§ **Your task**:
Collect from the data below each line with "that".
---- Record list
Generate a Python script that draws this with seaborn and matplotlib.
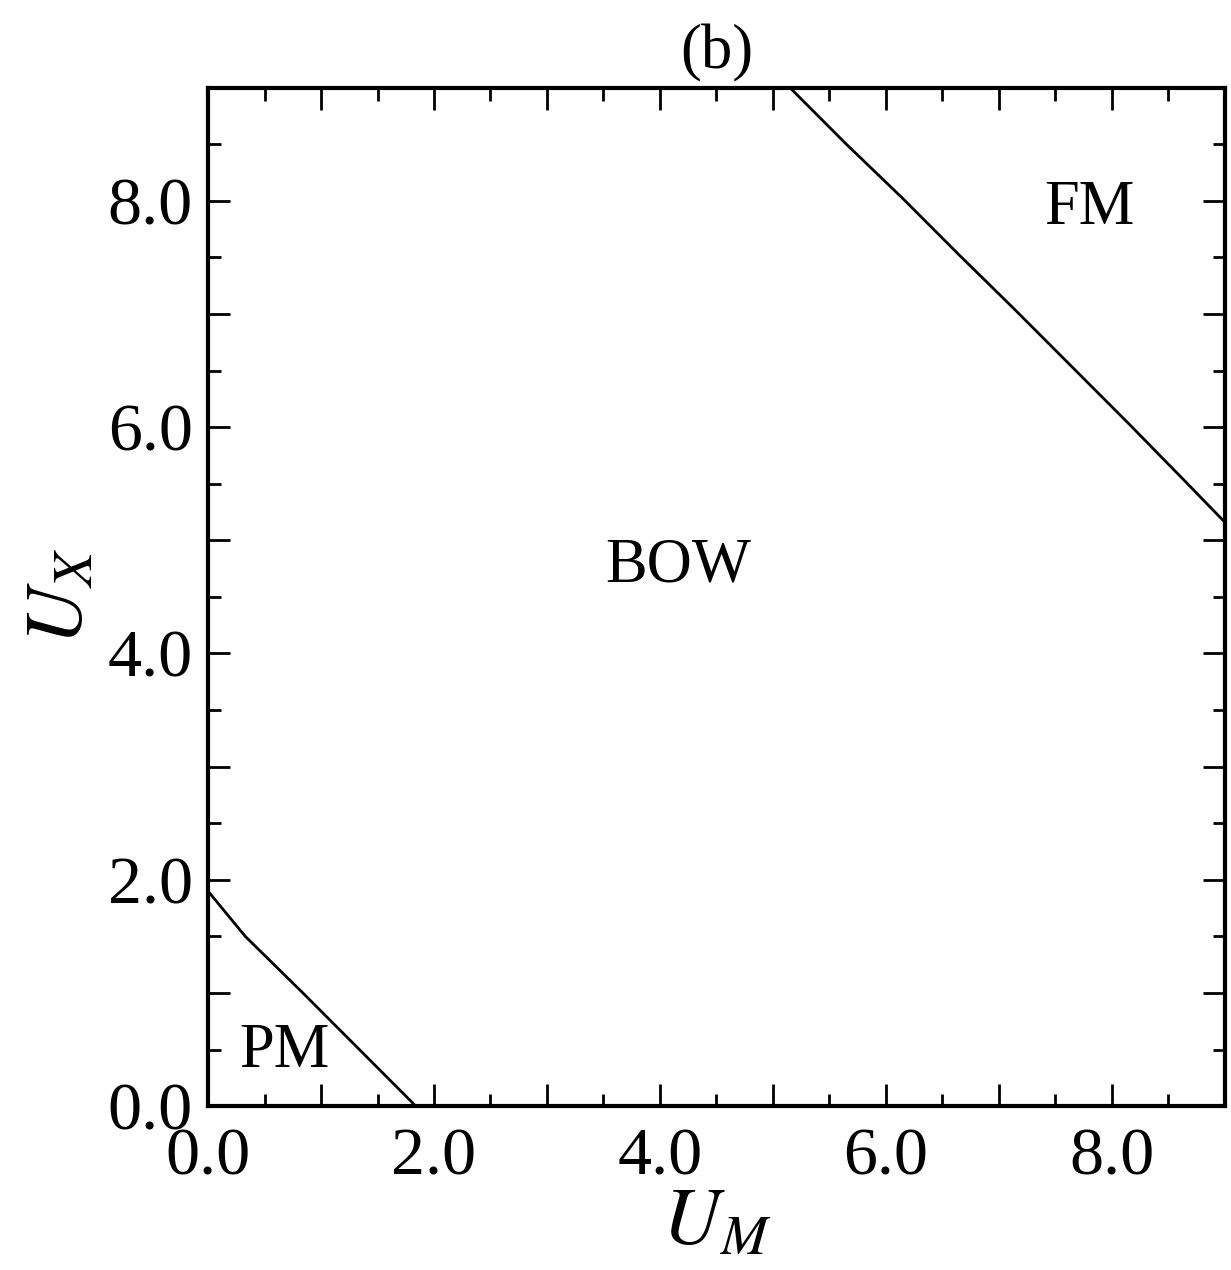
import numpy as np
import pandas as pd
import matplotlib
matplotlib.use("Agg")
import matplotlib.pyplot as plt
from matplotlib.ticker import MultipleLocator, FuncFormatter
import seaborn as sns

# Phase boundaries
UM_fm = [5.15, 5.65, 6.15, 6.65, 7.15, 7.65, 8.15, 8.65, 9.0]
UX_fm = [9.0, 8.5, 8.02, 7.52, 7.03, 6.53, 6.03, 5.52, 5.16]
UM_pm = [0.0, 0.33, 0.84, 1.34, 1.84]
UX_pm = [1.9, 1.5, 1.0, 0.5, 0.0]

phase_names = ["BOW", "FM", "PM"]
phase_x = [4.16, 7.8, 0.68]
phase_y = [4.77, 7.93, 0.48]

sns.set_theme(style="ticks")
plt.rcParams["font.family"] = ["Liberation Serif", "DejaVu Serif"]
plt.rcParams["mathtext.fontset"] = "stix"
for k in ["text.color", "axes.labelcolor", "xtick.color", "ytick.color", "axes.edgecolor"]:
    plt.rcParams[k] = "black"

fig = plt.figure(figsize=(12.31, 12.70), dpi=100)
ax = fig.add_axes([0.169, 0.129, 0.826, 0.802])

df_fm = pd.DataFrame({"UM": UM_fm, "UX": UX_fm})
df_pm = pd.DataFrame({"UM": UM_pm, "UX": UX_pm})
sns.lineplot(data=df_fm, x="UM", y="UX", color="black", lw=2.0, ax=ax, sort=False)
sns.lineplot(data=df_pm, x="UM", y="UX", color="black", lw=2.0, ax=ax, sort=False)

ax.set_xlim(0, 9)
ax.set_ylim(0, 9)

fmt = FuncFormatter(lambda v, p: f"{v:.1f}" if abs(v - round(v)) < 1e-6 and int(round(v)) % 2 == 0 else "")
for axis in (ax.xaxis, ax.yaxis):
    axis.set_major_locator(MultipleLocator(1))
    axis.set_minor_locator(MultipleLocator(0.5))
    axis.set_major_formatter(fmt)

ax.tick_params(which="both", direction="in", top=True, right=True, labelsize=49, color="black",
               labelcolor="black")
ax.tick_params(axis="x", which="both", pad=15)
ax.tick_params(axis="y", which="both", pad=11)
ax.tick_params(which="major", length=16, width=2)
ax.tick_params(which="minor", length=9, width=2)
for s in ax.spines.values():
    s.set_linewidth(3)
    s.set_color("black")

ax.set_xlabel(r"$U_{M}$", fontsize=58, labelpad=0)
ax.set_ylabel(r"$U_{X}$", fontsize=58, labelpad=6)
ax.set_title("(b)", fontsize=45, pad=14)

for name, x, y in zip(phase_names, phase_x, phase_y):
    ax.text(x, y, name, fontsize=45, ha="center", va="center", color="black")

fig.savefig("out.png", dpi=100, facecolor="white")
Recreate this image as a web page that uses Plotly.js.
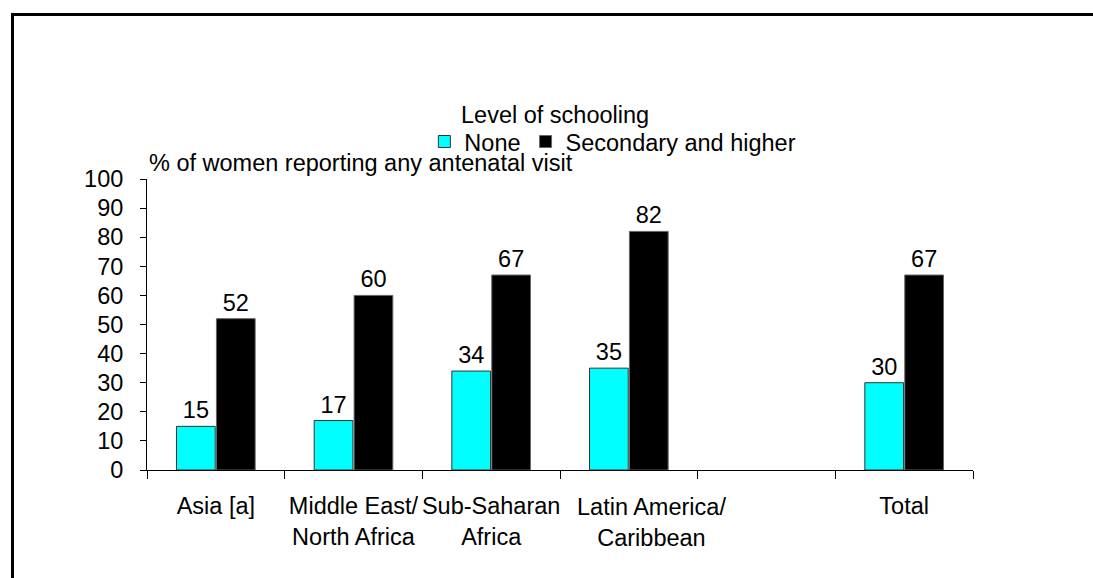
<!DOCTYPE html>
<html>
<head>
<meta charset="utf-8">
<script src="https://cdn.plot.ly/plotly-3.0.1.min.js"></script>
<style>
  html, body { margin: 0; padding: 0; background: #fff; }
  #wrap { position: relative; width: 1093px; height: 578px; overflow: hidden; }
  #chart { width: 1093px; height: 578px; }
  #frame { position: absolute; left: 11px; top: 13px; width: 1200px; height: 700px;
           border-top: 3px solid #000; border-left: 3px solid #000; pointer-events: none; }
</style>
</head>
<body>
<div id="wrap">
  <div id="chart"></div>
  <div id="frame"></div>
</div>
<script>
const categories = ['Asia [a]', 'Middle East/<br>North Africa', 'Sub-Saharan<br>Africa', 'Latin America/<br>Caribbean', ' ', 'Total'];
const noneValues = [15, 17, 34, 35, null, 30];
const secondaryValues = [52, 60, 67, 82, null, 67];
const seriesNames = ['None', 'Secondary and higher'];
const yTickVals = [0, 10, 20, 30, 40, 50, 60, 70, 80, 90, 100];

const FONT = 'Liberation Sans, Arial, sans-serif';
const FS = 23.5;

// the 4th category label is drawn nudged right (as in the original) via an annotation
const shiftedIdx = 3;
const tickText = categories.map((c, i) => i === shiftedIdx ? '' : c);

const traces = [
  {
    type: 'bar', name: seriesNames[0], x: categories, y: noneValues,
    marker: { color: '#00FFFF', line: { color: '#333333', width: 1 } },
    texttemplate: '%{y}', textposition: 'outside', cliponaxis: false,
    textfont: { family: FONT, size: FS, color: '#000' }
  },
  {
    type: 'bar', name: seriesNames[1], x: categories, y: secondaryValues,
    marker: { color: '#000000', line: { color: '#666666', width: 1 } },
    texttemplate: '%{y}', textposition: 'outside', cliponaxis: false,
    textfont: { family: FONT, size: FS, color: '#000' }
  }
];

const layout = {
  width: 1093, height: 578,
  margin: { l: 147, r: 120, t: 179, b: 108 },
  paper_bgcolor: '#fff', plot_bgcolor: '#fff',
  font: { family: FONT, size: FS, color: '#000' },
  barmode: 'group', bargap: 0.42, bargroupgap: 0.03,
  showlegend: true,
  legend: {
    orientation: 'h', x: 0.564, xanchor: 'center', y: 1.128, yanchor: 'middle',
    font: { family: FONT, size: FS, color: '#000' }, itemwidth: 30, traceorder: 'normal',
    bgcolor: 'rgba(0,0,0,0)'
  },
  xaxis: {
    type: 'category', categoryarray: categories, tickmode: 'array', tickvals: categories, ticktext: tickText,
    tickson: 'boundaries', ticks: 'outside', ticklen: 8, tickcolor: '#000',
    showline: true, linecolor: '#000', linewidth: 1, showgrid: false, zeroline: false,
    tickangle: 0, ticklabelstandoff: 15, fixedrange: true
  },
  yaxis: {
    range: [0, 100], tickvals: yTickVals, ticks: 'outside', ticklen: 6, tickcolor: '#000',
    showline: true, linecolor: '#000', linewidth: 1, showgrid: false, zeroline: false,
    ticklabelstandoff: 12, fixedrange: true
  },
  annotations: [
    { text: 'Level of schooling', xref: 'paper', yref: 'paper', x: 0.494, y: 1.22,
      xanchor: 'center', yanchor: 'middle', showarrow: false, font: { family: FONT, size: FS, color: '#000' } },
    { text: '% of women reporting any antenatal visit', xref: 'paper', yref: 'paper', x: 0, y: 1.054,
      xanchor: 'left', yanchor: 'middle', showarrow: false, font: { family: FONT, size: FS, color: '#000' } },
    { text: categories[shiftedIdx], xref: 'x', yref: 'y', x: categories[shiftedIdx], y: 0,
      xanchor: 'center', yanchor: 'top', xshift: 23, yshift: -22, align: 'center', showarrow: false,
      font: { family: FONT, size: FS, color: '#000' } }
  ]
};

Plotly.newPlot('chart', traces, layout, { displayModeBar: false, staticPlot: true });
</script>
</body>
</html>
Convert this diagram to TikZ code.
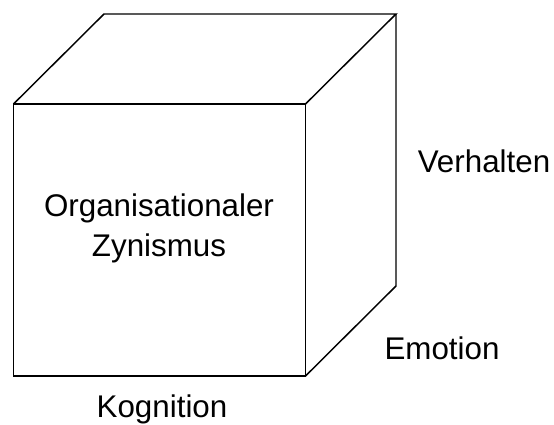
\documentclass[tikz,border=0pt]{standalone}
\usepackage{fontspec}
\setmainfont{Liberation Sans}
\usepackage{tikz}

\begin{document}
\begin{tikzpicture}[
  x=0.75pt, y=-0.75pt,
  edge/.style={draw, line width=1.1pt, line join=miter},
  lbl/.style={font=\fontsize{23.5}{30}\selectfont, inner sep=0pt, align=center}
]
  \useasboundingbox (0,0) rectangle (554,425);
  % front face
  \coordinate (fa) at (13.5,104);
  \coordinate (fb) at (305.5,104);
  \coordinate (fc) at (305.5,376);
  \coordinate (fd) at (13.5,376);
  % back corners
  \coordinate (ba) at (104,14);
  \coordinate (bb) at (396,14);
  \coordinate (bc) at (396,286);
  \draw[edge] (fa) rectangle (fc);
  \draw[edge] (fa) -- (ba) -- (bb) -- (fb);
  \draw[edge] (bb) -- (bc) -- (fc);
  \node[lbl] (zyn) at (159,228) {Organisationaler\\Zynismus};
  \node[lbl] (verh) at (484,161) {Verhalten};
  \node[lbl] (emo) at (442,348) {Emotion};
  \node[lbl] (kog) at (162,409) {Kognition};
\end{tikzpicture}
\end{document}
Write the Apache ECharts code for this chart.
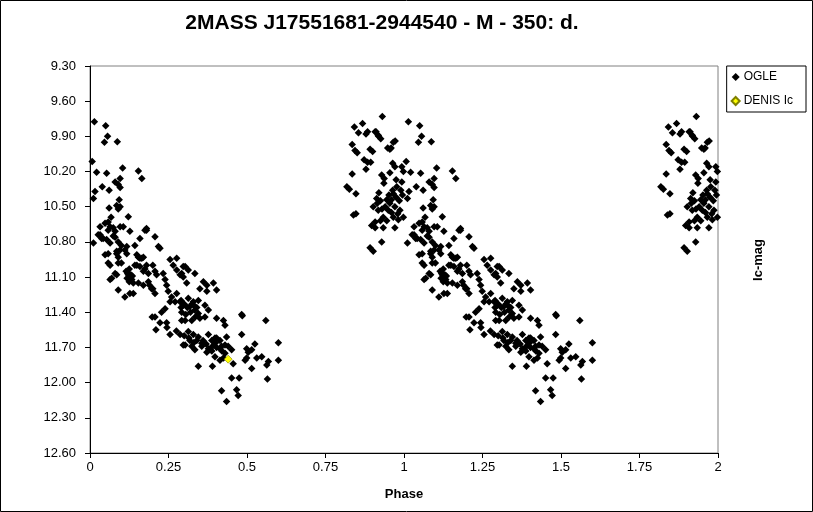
--------
§ **Task solution**:
Generate a Python script that draws this with seaborn and matplotlib.
Recreate this image as a web page that uses Plotly.js.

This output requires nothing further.